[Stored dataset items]
start

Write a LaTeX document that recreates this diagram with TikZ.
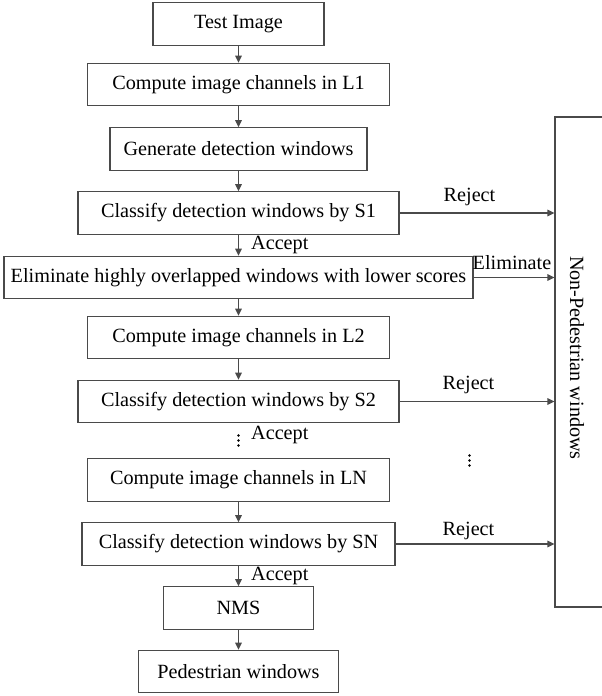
\documentclass[tikz,border=0pt]{standalone}
\usepackage{fontspec}
\setmainfont{Liberation Serif}
\usetikzlibrary{arrows.meta}
\definecolor{linec}{HTML}{4A4A4A}
\tikzset{
  stepbox/.style={draw=linec, line width=1.1pt, inner sep=0pt, minimum height=42.5pt, font=\fontsize{20.2}{24}\selectfont},
  lbl/.style={inner sep=0pt, font=\fontsize{20.2}{24}\selectfont},
  arr/.style={draw=linec, line width=1.1pt, -{Triangle[length=7pt,width=6.5pt]}},
  dotc/.style={fill=black, draw=none}
}
\begin{document}
\begin{tikzpicture}[x=1pt,y=-1pt]
\useasboundingbox (0,0) rectangle (602,696);
\clip (0,0) rectangle (602,696);
\node[stepbox, minimum width=171pt] (test) at (238.5,24) {Test Image};
\node[stepbox, minimum width=302pt] (l1) at (238.5,84.5) {Compute image channels in L1};
\node[stepbox, minimum width=257pt] (gen) at (238.5,149) {Generate detection windows};
\node[stepbox, minimum width=321pt] (s1) at (238.5,213) {Classify detection windows by S1};
\node[stepbox, minimum width=469pt] (elim) at (238.5,277.5) {Eliminate highly overlapped windows with lower scores};
\node[stepbox, minimum width=302pt] (l2) at (238.5,337.5) {Compute image channels in L2};
\node[stepbox, minimum width=321pt] (s2) at (238.5,401.5) {Classify detection windows by S2};
\node[stepbox, minimum width=302pt] (ln) at (238.5,480) {Compute image channels in LN};
\node[stepbox, minimum width=313pt] (sn) at (238.5,544) {Classify detection windows by SN};
\node[stepbox, minimum width=150pt] (nms) at (238.5,608) {NMS};
\node[stepbox, minimum width=200pt] (ped) at (238.5,671.5) {Pedestrian windows};
\node[draw=linec, line width=1.1pt, inner sep=0pt, minimum width=65pt, minimum height=490pt] (nonp) at (587.5,362) {};
\node[lbl, rotate=-90] (nonptext) at (577,358) {Non-Pedestrian windows};

\draw[arr] (test) -- (l1);
\draw[arr] (l1) -- (gen);
\draw[arr] (gen) -- (s1);
\draw[arr] (s1) -- (elim);
\draw[arr] (elim) -- (l2);
\draw[arr] (l2) -- (s2);
\draw[arr] (ln) -- (sn);
\draw[arr] (sn) -- (nms);
\draw[arr] (nms) -- (ped);

\draw[arr] (s1.east) -- (s1.east -| nonp.west);
\draw[arr] (elim.east) -- (elim.east -| nonp.west);
\draw[arr] (s2.east) -- (s2.east -| nonp.west);
\draw[arr] (sn.east) -- (sn.east -| nonp.west);

\node[lbl] (rej1) at (469.5,197) {Reject};
\node[lbl] (elimlbl) at (512,263) {Eliminate};
\node[lbl] (rej2) at (468.5,385) {Reject};
\node[lbl] (rej3) at (468.5,531) {Reject};

\node[lbl, anchor=west] (acc1) at (251,245) {Accept};
\node[lbl, anchor=west] (acc2) at (251,435) {Accept};
\node[lbl, anchor=west] (acc3) at (251,576) {Accept};

\foreach \yy in {435.5,440.5,445.5} \fill[dotc] (238.5,\yy) circle (1.3pt);
\foreach \yy in {455.5,460.5,465.5} \fill[dotc] (469.5,\yy) circle (1.3pt);
\end{tikzpicture}
\end{document}
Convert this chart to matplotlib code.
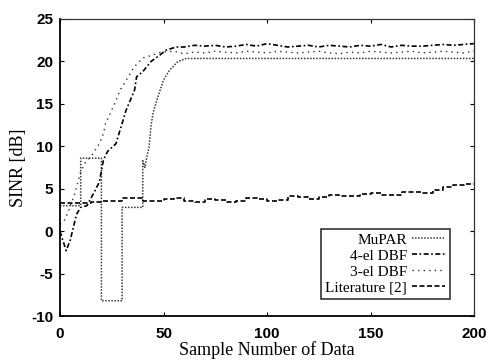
import matplotlib
matplotlib.use("Agg")
import matplotlib.pyplot as plt
import numpy as np

# ---- data ----
mupar_x = [0, 10, 10, 20, 20, 30, 30, 40, 40, 41, 42, 43, 44, 45, 47, 50, 53, 57, 61, 200]
mupar_y = [3.0, 3.0, 8.6, 8.6, -8.2, -8.2, 2.8, 2.8, 8.3, 7.5, 8.8, 9.9, 12.5, 14.0, 15.6, 17.8, 19.0, 20.0, 20.35, 20.35]

el4_x = [0, 1, 3, 5, 8, 10, 13, 17, 19, 21, 23, 27, 30, 32, 36, 37, 40, 44, 48, 51, 56,
         60, 65, 70, 75, 80, 85, 90, 95, 100, 105, 110, 115, 120, 125, 130, 135, 140,
         145, 150, 155, 160, 165, 170, 175, 180, 185, 190, 195, 200]
el4_y = [0.0, -0.8, -2.3, -1.0, 2.0, 2.8, 3.0, 4.8, 5.8, 8.4, 9.4, 10.3, 12.7, 14.3, 16.6, 18.2, 18.8, 20.0, 20.7, 21.3, 21.7,
         21.7, 21.9, 21.8, 21.9, 21.7, 21.8, 22.0, 21.8, 22.1, 21.9, 21.7, 21.8, 21.9, 21.7, 21.9,
         21.8, 21.7, 21.9, 21.8, 22.0, 21.7, 21.9, 21.8, 21.8, 21.9, 22.0, 21.9, 22.0, 22.1]

el3_x = [0, 2, 4, 7, 10, 12, 15, 19, 21, 22, 24, 27, 29, 32, 36, 40, 44, 49, 55,
         60, 65, 70, 75, 80, 85, 90, 95, 100, 105, 110, 115, 120, 125, 130, 135, 140,
         145, 150, 155, 160, 165, 170, 175, 180, 185, 190, 195, 200]
el3_y = [0.8, 1.2, 2.3, 4.3, 7.0, 8.0, 8.8, 10.3, 11.5, 12.7, 13.7, 15.4, 16.6, 17.8, 19.4, 20.4, 20.7, 21.1, 21.2,
         20.9, 21.1, 21.0, 21.2, 21.1, 21.0, 21.2, 21.1, 21.0, 21.2, 21.1, 21.0, 21.1, 21.2, 21.0,
         20.9, 21.1, 21.0, 21.2, 21.1, 21.0, 21.1, 21.2, 21.0, 21.1, 21.2, 21.1, 21.0, 21.2]

lit_x = list(range(0, 201, 5))
lit_y = [3.3, 3.3, 3.3, 3.4, 3.5, 3.5, 3.9, 3.9, 3.5, 3.5, 3.8, 3.9, 3.5, 3.4, 3.8, 3.7, 3.4,
         3.5, 3.9, 3.8, 3.6, 3.7, 4.1, 4.0, 3.8, 4.0, 4.3, 4.2, 4.1, 4.4, 4.5, 4.3, 4.3, 4.6,
         4.6, 4.5, 4.8, 5.2, 5.4, 5.5, 5.6]

labels = ["MuPAR", "4-el DBF", "3-el DBF", "Literature [2]"]
xticks = [0, 50, 100, 150, 200]
yticks = [-10, -5, 0, 5, 10, 15, 20, 25]

# ---- figure ----
W, H = 493, 360
fig = plt.figure(figsize=(W / 100, H / 100), dpi=100)
ax = fig.add_axes([60 / W, 1 - 316 / H, 414 / W, 297 / H])

ax.plot(mupar_x, mupar_y, color="#3a3a3a", lw=1.1, ls=(0, (1, 1)), label=labels[0])
ax.plot(el4_x, el4_y, color="black", lw=1.2, ls=(0, (3, 1.5, 1, 1.5)), label=labels[1])
ax.plot(el3_x, el3_y, color="#303030", lw=1.0, ls=(0, (1, 3)), label=labels[2])
ax.plot(lit_x, lit_y, color="black", lw=1.2, ls=(0, (3, 1.5)), drawstyle="steps-post", label=labels[3])

ax.set_xlim(0, 200)
ax.set_ylim(-10, 25)
ax.set_xticks(xticks)
ax.set_yticks(yticks)

tick_font = dict(family="Liberation Sans", weight="bold", size=11)
ax.set_xticklabels([str(t) for t in xticks], fontdict=tick_font)
ax.set_yticklabels([str(t) for t in yticks], fontdict=tick_font)
ax.tick_params(direction="in", top=True, right=True, length=3, width=0.8)
ax.tick_params(axis="x", pad=8)
ax.tick_params(axis="y", pad=5)

for s in ["left", "bottom"]:
    ax.spines[s].set_linewidth(1.3)
    ax.spines[s].set_color("black")
for s in ["top", "right"]:
    ax.spines[s].set_linewidth(0.9)
    ax.spines[s].set_color("#333333")

label_font = dict(family="Liberation Serif", size=13)
ax.set_xlabel("Sample Number of Data", fontdict=label_font)
ax.set_ylabel("SINR [dB]", fontdict=label_font)
ax.xaxis.set_label_coords(0.5, -0.085)
ax.yaxis.set_label_coords(-0.08, 0.5)

leg = ax.legend(loc="lower right", bbox_to_anchor=(0.942, 0.056), borderaxespad=0,
                markerfirst=False, frameon=True, fancybox=False, shadow=False,
                prop=dict(family="Liberation Serif", size=11),
                handlelength=2.2, handletextpad=0.3, borderpad=0.3, labelspacing=0.15)
leg.get_frame().set_edgecolor("black")
leg.get_frame().set_linewidth(1.2)

fig.savefig("out.png", dpi=100)
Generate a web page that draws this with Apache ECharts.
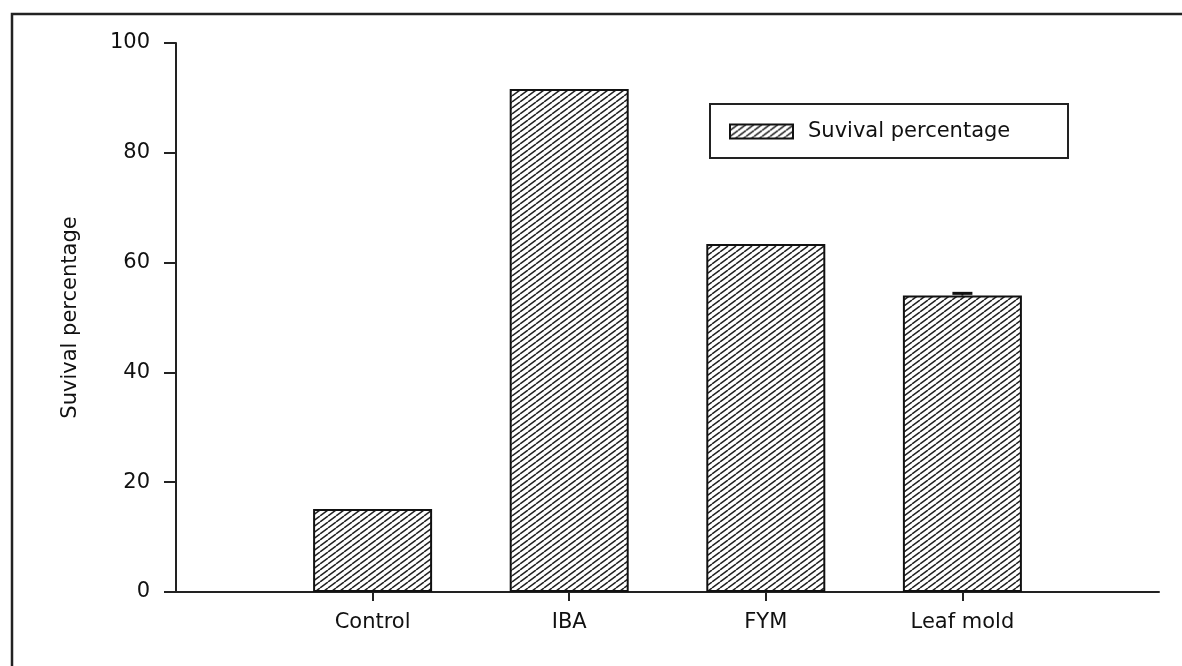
<!DOCTYPE html>
<html>
<head>
<meta charset="utf-8">
<script src="https://cdn.jsdelivr.net/npm/echarts@6/dist/echarts.min.js"></script>
<style>html,body{margin:0;padding:0;background:#fff;}#c{width:1182px;height:666px;}</style>
</head>
<body>
<div id="c"></div>
<script>
const categories = ['Control', 'IBA', 'FYM', 'Leaf mold'];
const survival = [15.1, 91.6, 63.4, 54.0];
const errors = [0, 0, 0, 0.4];
const yTicks = [0, 20, 40, 60, 80, 100];
const seriesName = 'Suvival percentage';
const yName = 'Suvival percentage';

function hatch() {
  const w = 8, h = 6;
  const c = document.createElement('canvas');
  c.width = w; c.height = h;
  const g = c.getContext('2d');
  g.fillStyle = '#fff'; g.fillRect(0, 0, w, h);
  g.strokeStyle = '#222'; g.lineWidth = 1.5;
  [[0, h, w, 0], [-w, h, 0, 0], [w, h, 2 * w, 0]].forEach(function (s) {
    g.beginPath(); g.moveTo(s[0], s[1]); g.lineTo(s[2], s[3]); g.stroke();
  });
  return c;
}

const axisCats = [''].concat(categories, ['']);
const barData = ['-'].concat(survival, ['-']);
const errData = [];
errors.forEach(function (e, i) { if (e > 0) errData.push([i + 1, survival[i], e]); });

const font = 'DejaVu Sans';
const fs = 21;
const chart = echarts.init(document.getElementById('c'));
chart.setOption({
  animation: false,
  backgroundColor: '#fff',
  graphic: [{
    type: 'rect', silent: true,
    shape: { x: 12, y: 14, width: 1400, height: 900 },
    style: { fill: 'none', stroke: '#222', lineWidth: 2.5 }
  }, {
    type: 'rect', silent: true,
    shape: { x: 710, y: 104, width: 358, height: 54 },
    style: { fill: '#fff', stroke: '#222', lineWidth: 2 }, z: 0
  }],
  legend: {
    left: 729, top: 121, padding: 0,
    itemWidth: 63, itemHeight: 14, itemGap: 10,
    icon: 'rect',
    textStyle: { fontFamily: font, fontSize: fs, color: '#111', padding: [0, 0, 0, 10], lineHeight: 20 },
    data: [seriesName], z: 5
  },
  grid: { left: 176, right: 23, top: 43, bottom: 74 },
  xAxis: {
    type: 'category',
    data: axisCats,
    boundaryGap: false,
    axisLine: { lineStyle: { color: '#222', width: 2 } },
    axisTick: { length: 9, lineStyle: { color: '#222', width: 2 },
      interval: function (i, v) { return v !== ''; } },
    axisLabel: { interval: 0, fontFamily: font, fontSize: fs, color: '#111', margin: 20 },
    splitLine: { show: false }
  },
  yAxis: {
    type: 'value', min: yTicks[0], max: yTicks[yTicks.length - 1], interval: yTicks[1] - yTicks[0],
    name: yName, nameLocation: 'middle', nameGap: 95,
    nameTextStyle: { fontFamily: font, fontSize: fs, color: '#111' },
    axisLine: { show: true, lineStyle: { color: '#222', width: 2 } },
    axisTick: { show: true, length: 12, lineStyle: { color: '#222', width: 2 } },
    axisLabel: { fontFamily: font, fontSize: fs, color: '#111', margin: 26 },
    splitLine: { show: false }
  },
  series: [{
    name: seriesName, type: 'bar', data: barData, barWidth: 119,
    itemStyle: { color: { image: hatch(), repeat: 'repeat' }, borderColor: '#111', borderWidth: 2 }
  }, {
    type: 'custom', data: errData, z: 10, silent: true,
    renderItem: function (params, api) {
      const x = api.value(0), y = api.value(1), e = api.value(2);
      const top = api.coord([x, y + e]);
      const base = api.coord([x, y]);
      return { type: 'group', children: [
        { type: 'line', shape: { x1: top[0], y1: top[1], x2: base[0], y2: base[1] }, style: { stroke: '#111', lineWidth: 2 } },
        { type: 'line', shape: { x1: top[0] - 10, y1: top[1], x2: top[0] + 10, y2: top[1] }, style: { stroke: '#111', lineWidth: 3 } }
      ] };
    }
  }]
});
</script>
</body>
</html>
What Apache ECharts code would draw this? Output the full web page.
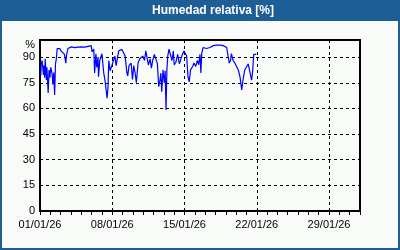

end

### Exercise
Leave out the pictures, and copy only the lines from the one holding "Generate a web" through the one holding "const yName = 'Suvival percentage';", exactly as written.

### Worked answer
Generate a web page that draws this with Apache ECharts.
<!DOCTYPE html>
<html>
<head>
<meta charset="utf-8">
<script src="https://cdn.jsdelivr.net/npm/echarts@6/dist/echarts.min.js"></script>
<style>html,body{margin:0;padding:0;background:#fff;}#c{width:1182px;height:666px;}</style>
</head>
<body>
<div id="c"></div>
<script>
const categories = ['Control', 'IBA', 'FYM', 'Leaf mold'];
const survival = [15.1, 91.6, 63.4, 54.0];
const errors = [0, 0, 0, 0.4];
const yTicks = [0, 20, 40, 60, 80, 100];
const seriesName = 'Suvival percentage';
const yName = 'Suvival percentage';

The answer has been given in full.